## Required work
The lines from the top of the material below through the line containing "76, 59, 51]" are to be printed exactly, with pictures omitted.

####

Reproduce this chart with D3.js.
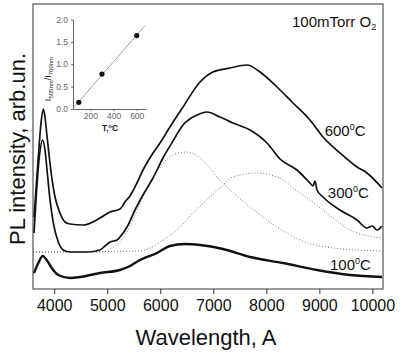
<!DOCTYPE html>
<html>
<head>
<meta charset="utf-8">
<script src="https://cdn.jsdelivr.net/npm/d3@7"></script>
<style>
  html, body { margin: 0; padding: 0; background: #fff; }
  svg { display: block; font-family: 'Liberation Sans', Arial, sans-serif; }
</style>
</head>
<body>
<div id="chart"></div>
<script>
// PL spectra, wavelength in A, intensity in arb. units
const wl600 = [3619, 3700, 3751, 3794, 3826, 3858, 3907, 3953, 4015, 4109, 4203, 4298, 4543, 4863, 5052, 5241, 5300, 5335, 5429, 5561, 5674, 5863, 6033, 6146, 6429, 6749, 6994, 7315, 7635, 7881, 8201, 8503, 8823, 9069, 9389, 9710, 9898, 10181]
const int600 = [72, 132, 166, 180, 172, 156, 132, 112, 92, 76, 67, 65, 64, 71, 77, 80, 84, 87, 93, 106, 119, 136, 149, 159, 182, 207, 217, 221, 224, 217, 202, 186, 169, 152, 136, 122, 116, 101]

const wl300 = [3619, 3719, 3783, 3826, 3870, 3921, 3983, 4077, 4171, 4298, 4618, 4863, 4958, 5052, 5184, 5241, 5373, 5523, 5674, 5863, 6051, 6240, 6429, 6693, 6881, 7126, 7371, 7692, 8013, 8258, 8578, 8823, 8880, 8918, 8955, 9069, 9389, 9710, 9898, 9993, 10087, 10181]
const int300 = [56, 132, 149, 139, 116, 89, 66, 47, 39, 37, 37, 39, 43, 47, 49, 52, 62, 79, 94, 111, 131, 148, 164, 174, 177, 172, 166, 159, 146, 130, 119, 106, 103, 108, 99, 92, 79, 69, 61, 63, 59, 63]

const wl100 = [3619, 3700, 3783, 3858, 3953, 4077, 4298, 4486, 4863, 5241, 5429, 5618, 5938, 6183, 6466, 6749, 7183, 7692, 8314, 8955, 9578, 10181]
const int100 = [16, 26, 33, 29, 21, 14, 11, 12, 16, 19, 23, 29, 36, 43, 45, 44, 40, 32, 26, 19, 14, 12]

// fitted components of the 300C spectrum (dotted)
const wlFit1 = [3600, 4863, 5146, 5335, 5523, 5712, 5901, 6089, 6278, 6504, 6749, 6938, 7070, 7258, 7692, 8201, 8635, 9257, 10181]
const intFit1 = [37, 37, 43, 54, 74, 96, 114, 128, 135, 137, 131, 121, 112, 102, 82, 62, 49, 41, 38]
const wlFit2 = [3600, 5618, 5806, 6051, 6316, 6617, 6938, 7126, 7371, 7824, 8201, 8635, 9144, 9578, 10181]
const intFit2 = [37, 38, 41, 49, 59, 76, 92, 101, 112, 116, 112, 96, 76, 59, 51]

const xTicks = [4000, 5000, 6000, 7000, 8000, 9000, 10000]

// inset: intensity ratio vs temperature
const insetT = [100, 300, 600]
const insetRatio = [0.15, 0.78, 1.64]
const insetFitT = [55, 670]
const insetFitV = [0.03, 1.86]
const insetXTicks = [200, 400, 600]
const insetYTicks = [0, 0.5, 1.0, 1.5, 2.0]

const width = 400
const height = 354
const plot = { left: 33, right: 383, top: 4, bottom: 289 }

const svg = d3.select('#chart')
  .append('svg')
  .attr('width', width)
  .attr('height', height)

const x = d3.scaleLinear().domain([3600, 10200]).range([plot.left, plot.right])
const y = d3.scaleLinear().domain([0, 285]).range([plot.bottom, plot.top])

const line = d3.line()
  .x(d => x(d[0]))
  .y(d => y(d[1]))
  .curve(d3.curveMonotoneX)

function pairs(a, b) {
  return a.map((v, i) => [v, b[i]])
}

// dotted components
svg.append('path')
  .datum(pairs(wlFit1, intFit1))
  .attr('d', line)
  .attr('fill', 'none')
  .attr('stroke', '#777')
  .attr('stroke-width', 1)
  .attr('stroke-dasharray', '1,2')

svg.append('path')
  .datum(pairs(wlFit2, intFit2))
  .attr('d', line)
  .attr('fill', 'none')
  .attr('stroke', '#777')
  .attr('stroke-width', 1)
  .attr('stroke-dasharray', '1,2')

// spectra
const spectra = [
  { wl: wl600, v: int600, w: 1.7 },
  { wl: wl300, v: int300, w: 1.7 },
  { wl: wl100, v: int100, w: 2.4 }
]
spectra.forEach(s => {
  svg.append('path')
    .datum(pairs(s.wl, s.v))
    .attr('d', line)
    .attr('fill', 'none')
    .attr('stroke', '#111')
    .attr('stroke-width', s.w)
    .attr('stroke-linejoin', 'round')
})

// frame
svg.append('rect')
  .attr('x', plot.left)
  .attr('y', plot.top)
  .attr('width', plot.right - plot.left)
  .attr('height', plot.bottom - plot.top)
  .attr('fill', 'none')
  .attr('stroke', '#333')
  .attr('stroke-width', 1)

// x axis
const xAxis = d3.axisBottom(x).tickValues(xTicks).tickSize(5).tickSizeOuter(0).tickPadding(6)
  .tickFormat(d => '' + d)
const xg = svg.append('g')
  .attr('transform', `translate(0, ${plot.bottom})`)
  .call(xAxis)
xg.select('.domain').remove()
xg.selectAll('line').attr('stroke', '#333')
xg.selectAll('text')
  .style('font-size', '16px')
  .style('font-family', "'Liberation Sans', Arial, sans-serif")
  .attr('fill', '#111')

svg.append('text')
  .attr('x', (plot.left + plot.right) / 2 - 2)
  .attr('y', 345)
  .attr('text-anchor', 'middle')
  .style('font-size', '22px')
  .attr('fill', '#111')
  .text('Wavelength, A')

svg.append('text')
  .attr('transform', `translate(25, 149) rotate(-90)`)
  .attr('text-anchor', 'middle')
  .style('font-size', '22px')
  .attr('fill', '#111')
  .text('PL intensity, arb.un.')

// title
const title = svg.append('text')
  .attr('x', 292)
  .attr('y', 27)
  .style('font-size', '15px')
  .attr('fill', '#111')
title.append('tspan').text('100mTorr O')
title.append('tspan').attr('dy', 3).style('font-size', '9px').text('2')

// curve labels
const curveLabels = [
  { t: '600', wl: 9100, v: 153 },
  { t: '300', wl: 9160, v: 91 },
  { t: '100', wl: 9200, v: 19 }
]
curveLabels.forEach(c => {
  const tx = svg.append('text')
    .attr('x', x(c.wl))
    .attr('y', y(c.v))
    .style('font-size', '15px')
    .attr('fill', '#111')
  tx.append('tspan').text(c.t)
  tx.append('tspan').attr('dy', -6).style('font-size', '9px').text('0')
  tx.append('tspan').attr('dy', 6).text('C')
})

// inset
const ix = d3.scaleLinear().domain([50, 680]).range([73, 146])
const iy = d3.scaleLinear().domain([0, 2]).range([109, 19.5])
const inset = svg.append('g')

const iyAxis = d3.axisLeft(iy).tickValues(insetYTicks).tickSize(2).tickSizeOuter(0).tickPadding(3)
  .tickFormat(d3.format('.1f'))
const iyg = inset.append('g').attr('transform', 'translate(73, 0)').call(iyAxis)
const ixAxis = d3.axisBottom(ix).tickValues(insetXTicks).tickSize(2).tickSizeOuter(0).tickPadding(2)
const ixg = inset.append('g').attr('transform', 'translate(0, 109)').call(ixAxis)
;[iyg, ixg].forEach(g => {
  g.select('.domain').attr('stroke', '#666')
  g.selectAll('line').attr('stroke', '#666')
  g.selectAll('text')
    .style('font-size', '8.5px')
    .style('font-family', "'Liberation Sans', Arial, sans-serif")
    .attr('fill', '#666')
})

inset.append('line')
  .attr('x1', ix(insetFitT[0]))
  .attr('y1', iy(insetFitV[0]))
  .attr('x2', ix(insetFitT[1]))
  .attr('y2', iy(insetFitV[1]))
  .attr('stroke', '#888')
  .attr('stroke-width', 0.8)

inset.selectAll('circle')
  .data(insetT)
  .enter()
  .append('circle')
  .attr('cx', d => ix(d))
  .attr('cy', (d, i) => iy(insetRatio[i]))
  .attr('r', 2.6)
  .attr('fill', '#111')

const itx = inset.append('text')
  .attr('x', 110)
  .attr('y', 131)
  .attr('text-anchor', 'middle')
  .style('font-size', '8.5px')
  .style('font-weight', 'bold')
  .attr('fill', '#222')
itx.append('tspan').text('T,')
itx.append('tspan').attr('dy', -3).style('font-size', '5.5px').text('o')
itx.append('tspan').attr('dy', 3).text('C')

const ity = inset.append('text')
  .attr('transform', 'translate(51, 79) rotate(-90)')
  .attr('text-anchor', 'middle')
  .style('font-size', '9px')
  .attr('fill', '#222')
ity.append('tspan').text('I')
ity.append('tspan').attr('dy', 2).style('font-size', '6px').text('505nm')
ity.append('tspan').attr('dy', -2).text('/I')
ity.append('tspan').attr('dy', 2).style('font-size', '6px').text('700nm')
</script>
</body>
</html>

####

## Expected answer
Reproduce this chart with D3.js.
<!DOCTYPE html>
<html>
<head>
<meta charset="utf-8">
<script src="https://cdn.jsdelivr.net/npm/d3@7"></script>
<style>
  html, body { margin: 0; padding: 0; background: #fff; }
  svg { display: block; font-family: 'Liberation Sans', Arial, sans-serif; }
</style>
</head>
<body>
<div id="chart"></div>
<script>
// PL spectra, wavelength in A, intensity in arb. units
const wl600 = [3619, 3700, 3751, 3794, 3826, 3858, 3907, 3953, 4015, 4109, 4203, 4298, 4543, 4863, 5052, 5241, 5300, 5335, 5429, 5561, 5674, 5863, 6033, 6146, 6429, 6749, 6994, 7315, 7635, 7881, 8201, 8503, 8823, 9069, 9389, 9710, 9898, 10181]
const int600 = [72, 132, 166, 180, 172, 156, 132, 112, 92, 76, 67, 65, 64, 71, 77, 80, 84, 87, 93, 106, 119, 136, 149, 159, 182, 207, 217, 221, 224, 217, 202, 186, 169, 152, 136, 122, 116, 101]

const wl300 = [3619, 3719, 3783, 3826, 3870, 3921, 3983, 4077, 4171, 4298, 4618, 4863, 4958, 5052, 5184, 5241, 5373, 5523, 5674, 5863, 6051, 6240, 6429, 6693, 6881, 7126, 7371, 7692, 8013, 8258, 8578, 8823, 8880, 8918, 8955, 9069, 9389, 9710, 9898, 9993, 10087, 10181]
const int300 = [56, 132, 149, 139, 116, 89, 66, 47, 39, 37, 37, 39, 43, 47, 49, 52, 62, 79, 94, 111, 131, 148, 164, 174, 177, 172, 166, 159, 146, 130, 119, 106, 103, 108, 99, 92, 79, 69, 61, 63, 59, 63]

const wl100 = [3619, 3700, 3783, 3858, 3953, 4077, 4298, 4486, 4863, 5241, 5429, 5618, 5938, 6183, 6466, 6749, 7183, 7692, 8314, 8955, 9578, 10181]
const int100 = [16, 26, 33, 29, 21, 14, 11, 12, 16, 19, 23, 29, 36, 43, 45, 44, 40, 32, 26, 19, 14, 12]

// fitted components of the 300C spectrum (dotted)
const wlFit1 = [3600, 4863, 5146, 5335, 5523, 5712, 5901, 6089, 6278, 6504, 6749, 6938, 7070, 7258, 7692, 8201, 8635, 9257, 10181]
const intFit1 = [37, 37, 43, 54, 74, 96, 114, 128, 135, 137, 131, 121, 112, 102, 82, 62, 49, 41, 38]
const wlFit2 = [3600, 5618, 5806, 6051, 6316, 6617, 6938, 7126, 7371, 7824, 8201, 8635, 9144, 9578, 10181]
const intFit2 = [37, 38, 41, 49, 59, 76, 92, 101, 112, 116, 112, 96, 76, 59, 51]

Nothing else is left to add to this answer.